Bioinformatics upstart Intervention Insights secures $7.2M

As community oncologists tackle the challenge of matching their patients with a growing menu of targeted drugs, start-up Intervention Insights has landed $7.2 million in venture financing to advance the commercialization of an informatics platform designed to aid doctors in providing such personalized cancer care.

Grand Rapids, MI-based Intervention Insights, which hatched in 2009 with technology from the Van Ander Research Institute, raised the Series B funds from co-lead investors Beringea and Chrysalis Ventures as well as other backers such as Hopen Life Sciences and Michigan Accelerator Fund I. The plan is to analyze patients' tumor samples in a lab and then feed that information into the firm's bioinformatics platform, which identifies the right cancer drugs based on the molecular drivers of growth in a patient's tumor.

The initial market for the service and technology is community oncology practices, which now treat the majority of cancer patients in the U.S. but lack some of the genetic testing capabilities and organ-specific cancer specialists found at research hospitals such as Massachusetts General in Boston and MD Anderson Cancer Center in Houston.
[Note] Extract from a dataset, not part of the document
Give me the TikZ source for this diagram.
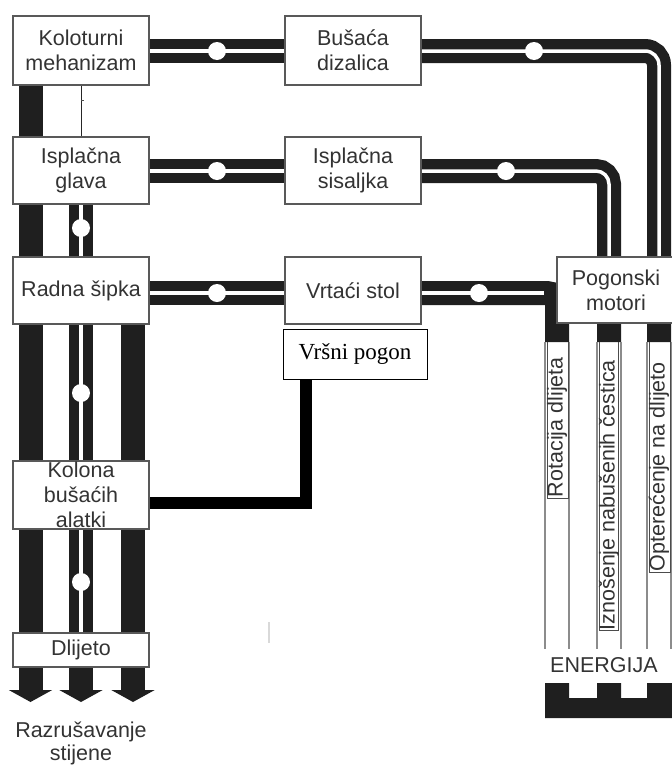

The company's technology, while potentially valuable in patient care first, could potentially give cancer drug developers a boost in recruiting patients for clinical trials.

How? There are often cancer patients treated in community practices who do not participate in clinical trials for reasons such as a lack of knowledge about the genetics of their tumors, information that could determine whether they are a good match for an experimental therapy. With companies like Intervention Insights and KEW Group in the Boston area making this information available electronically, it opens the door to incorporating data on existing clinical trials into a community oncologist's practice. 

This could help streamline the often lengthy and fractured process of recruiting patients for clinical trials. At least at KEW Group, which I interviewed this spring for Xconomy, there are plans to apply the firm's informatics platform to help community oncologists learn about clinical trials that are appropriate for their patients. Intervention Insights appears to be poised to offer oncologists similar visibility into available cancer trials.